BEGIN PROVIDED MATERIAL

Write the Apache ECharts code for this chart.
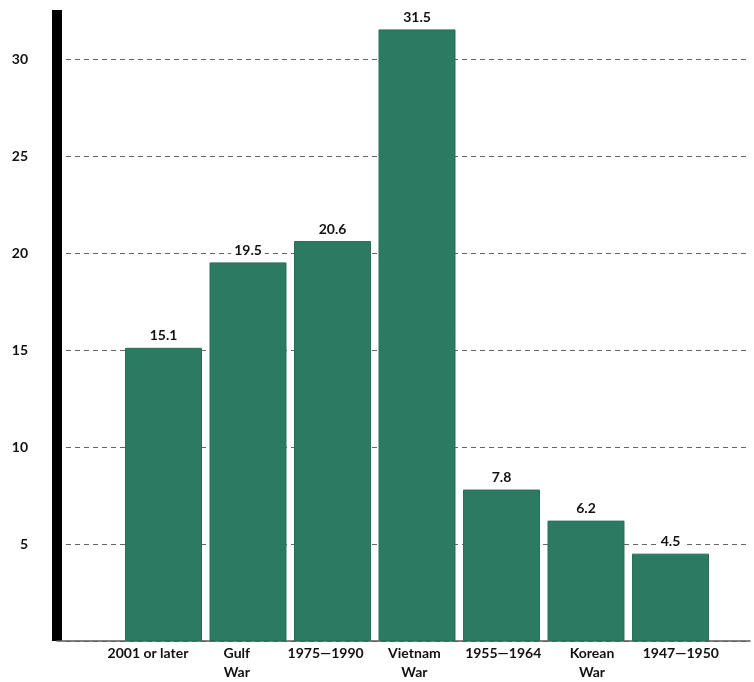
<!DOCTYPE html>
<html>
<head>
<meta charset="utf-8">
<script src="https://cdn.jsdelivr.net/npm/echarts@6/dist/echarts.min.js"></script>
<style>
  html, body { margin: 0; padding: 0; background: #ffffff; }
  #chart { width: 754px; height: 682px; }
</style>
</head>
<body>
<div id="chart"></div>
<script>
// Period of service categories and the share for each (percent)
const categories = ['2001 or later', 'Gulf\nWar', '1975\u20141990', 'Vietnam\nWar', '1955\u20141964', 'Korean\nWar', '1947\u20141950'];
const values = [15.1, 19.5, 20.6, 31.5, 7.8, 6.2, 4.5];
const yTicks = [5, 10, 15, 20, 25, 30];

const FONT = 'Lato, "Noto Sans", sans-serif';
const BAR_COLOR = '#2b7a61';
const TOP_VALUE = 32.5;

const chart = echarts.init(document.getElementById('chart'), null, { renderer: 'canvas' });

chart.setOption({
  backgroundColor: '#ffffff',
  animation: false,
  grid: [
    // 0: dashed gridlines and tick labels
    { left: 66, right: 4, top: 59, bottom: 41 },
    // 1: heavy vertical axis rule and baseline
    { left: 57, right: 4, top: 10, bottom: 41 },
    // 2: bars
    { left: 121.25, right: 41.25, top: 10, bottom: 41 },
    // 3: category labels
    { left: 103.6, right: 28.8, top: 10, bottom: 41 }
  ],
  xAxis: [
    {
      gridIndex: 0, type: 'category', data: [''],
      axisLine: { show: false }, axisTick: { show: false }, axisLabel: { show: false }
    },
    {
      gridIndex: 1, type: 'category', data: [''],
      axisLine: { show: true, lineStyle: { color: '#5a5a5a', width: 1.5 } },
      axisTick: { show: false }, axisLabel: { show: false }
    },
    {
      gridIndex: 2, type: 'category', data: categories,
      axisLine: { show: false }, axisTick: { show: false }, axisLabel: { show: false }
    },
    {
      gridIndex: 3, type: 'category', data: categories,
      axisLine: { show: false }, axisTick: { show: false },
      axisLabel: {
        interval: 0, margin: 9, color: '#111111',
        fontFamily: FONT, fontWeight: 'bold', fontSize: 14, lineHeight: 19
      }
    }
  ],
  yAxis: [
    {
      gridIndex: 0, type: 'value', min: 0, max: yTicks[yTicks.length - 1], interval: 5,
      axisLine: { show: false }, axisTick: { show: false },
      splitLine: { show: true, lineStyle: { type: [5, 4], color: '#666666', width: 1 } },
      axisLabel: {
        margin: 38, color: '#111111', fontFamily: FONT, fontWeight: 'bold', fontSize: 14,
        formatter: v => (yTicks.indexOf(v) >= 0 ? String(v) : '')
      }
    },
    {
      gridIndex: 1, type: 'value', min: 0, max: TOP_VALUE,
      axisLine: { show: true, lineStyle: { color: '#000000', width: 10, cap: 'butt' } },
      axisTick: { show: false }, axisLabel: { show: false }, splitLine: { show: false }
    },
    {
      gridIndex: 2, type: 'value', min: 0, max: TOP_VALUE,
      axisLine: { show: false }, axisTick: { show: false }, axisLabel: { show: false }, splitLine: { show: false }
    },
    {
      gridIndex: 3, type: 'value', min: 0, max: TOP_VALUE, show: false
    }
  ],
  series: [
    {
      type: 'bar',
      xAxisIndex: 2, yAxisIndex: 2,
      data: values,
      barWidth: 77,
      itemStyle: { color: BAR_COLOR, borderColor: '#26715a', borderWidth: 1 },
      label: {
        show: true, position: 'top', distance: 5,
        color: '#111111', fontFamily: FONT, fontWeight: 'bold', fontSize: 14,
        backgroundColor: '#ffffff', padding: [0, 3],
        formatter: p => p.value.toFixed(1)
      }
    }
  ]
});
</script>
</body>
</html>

END PROVIDED MATERIAL

● OBJECTIVE
Copy every line of the data exactly as written, excluding the pictures.

● ANSWER TO THE TASK
Write the Apache ECharts code for this chart.
<!DOCTYPE html>
<html>
<head>
<meta charset="utf-8">
<script src="https://cdn.jsdelivr.net/npm/echarts@6/dist/echarts.min.js"></script>
<style>
  html, body { margin: 0; padding: 0; background: #ffffff; }
  #chart { width: 754px; height: 682px; }
</style>
</head>
<body>
<div id="chart"></div>
<script>
// Period of service categories and the share for each (percent)
const categories = ['2001 or later', 'Gulf\nWar', '1975\u20141990', 'Vietnam\nWar', '1955\u20141964', 'Korean\nWar', '1947\u20141950'];
const values = [15.1, 19.5, 20.6, 31.5, 7.8, 6.2, 4.5];
const yTicks = [5, 10, 15, 20, 25, 30];

const FONT = 'Lato, "Noto Sans", sans-serif';
const BAR_COLOR = '#2b7a61';
const TOP_VALUE = 32.5;

const chart = echarts.init(document.getElementById('chart'), null, { renderer: 'canvas' });

chart.setOption({
  backgroundColor: '#ffffff',
  animation: false,
  grid: [
    // 0: dashed gridlines and tick labels
    { left: 66, right: 4, top: 59, bottom: 41 },
    // 1: heavy vertical axis rule and baseline
    { left: 57, right: 4, top: 10, bottom: 41 },
    // 2: bars
    { left: 121.25, right: 41.25, top: 10, bottom: 41 },
    // 3: category labels
    { left: 103.6, right: 28.8, top: 10, bottom: 41 }
  ],
  xAxis: [
    {
      gridIndex: 0, type: 'category', data: [''],
      axisLine: { show: false }, axisTick: { show: false }, axisLabel: { show: false }
    },
    {
      gridIndex: 1, type: 'category', data: [''],
      axisLine: { show: true, lineStyle: { color: '#5a5a5a', width: 1.5 } },
      axisTick: { show: false }, axisLabel: { show: false }
    },
    {
      gridIndex: 2, type: 'category', data: categories,
      axisLine: { show: false }, axisTick: { show: false }, axisLabel: { show: false }
    },
    {
      gridIndex: 3, type: 'category', data: categories,
      axisLine: { show: false }, axisTick: { show: false },
      axisLabel: {
        interval: 0, margin: 9, color: '#111111',
        fontFamily: FONT, fontWeight: 'bold', fontSize: 14, lineHeight: 19
      }
    }
  ],
  yAxis: [
    {
      gridIndex: 0, type: 'value', min: 0, max: yTicks[yTicks.length - 1], interval: 5,
      axisLine: { show: false }, axisTick: { show: false },
      splitLine: { show: true, lineStyle: { type: [5, 4], color: '#666666', width: 1 } },
      axisLabel: {
        margin: 38, color: '#111111', fontFamily: FONT, fontWeight: 'bold', fontSize: 14,
        formatter: v => (yTicks.indexOf(v) >= 0 ? String(v) : '')
      }
    },
    {
      gridIndex: 1, type: 'value', min: 0, max: TOP_VALUE,
      axisLine: { show: true, lineStyle: { color: '#000000', width: 10, cap: 'butt' } },
      axisTick: { show: false }, axisLabel: { show: false }, splitLine: { show: false }
    },
    {
      gridIndex: 2, type: 'value', min: 0, max: TOP_VALUE,
      axisLine: { show: false }, axisTick: { show: false }, axisLabel: { show: false }, splitLine: { show: false }
    },
    {
      gridIndex: 3, type: 'value', min: 0, max: TOP_VALUE, show: false
    }
  ],
  series: [
    {
      type: 'bar',
      xAxisIndex: 2, yAxisIndex: 2,
      data: values,
      barWidth: 77,
      itemStyle: { color: BAR_COLOR, borderColor: '#26715a', borderWidth: 1 },
      label: {
        show: true, position: 'top', distance: 5,
        color: '#111111', fontFamily: FONT, fontWeight: 'bold', fontSize: 14,
        backgroundColor: '#ffffff', padding: [0, 3],
        formatter: p => p.value.toFixed(1)
      }
    }
  ]
});
</script>
</body>
</html>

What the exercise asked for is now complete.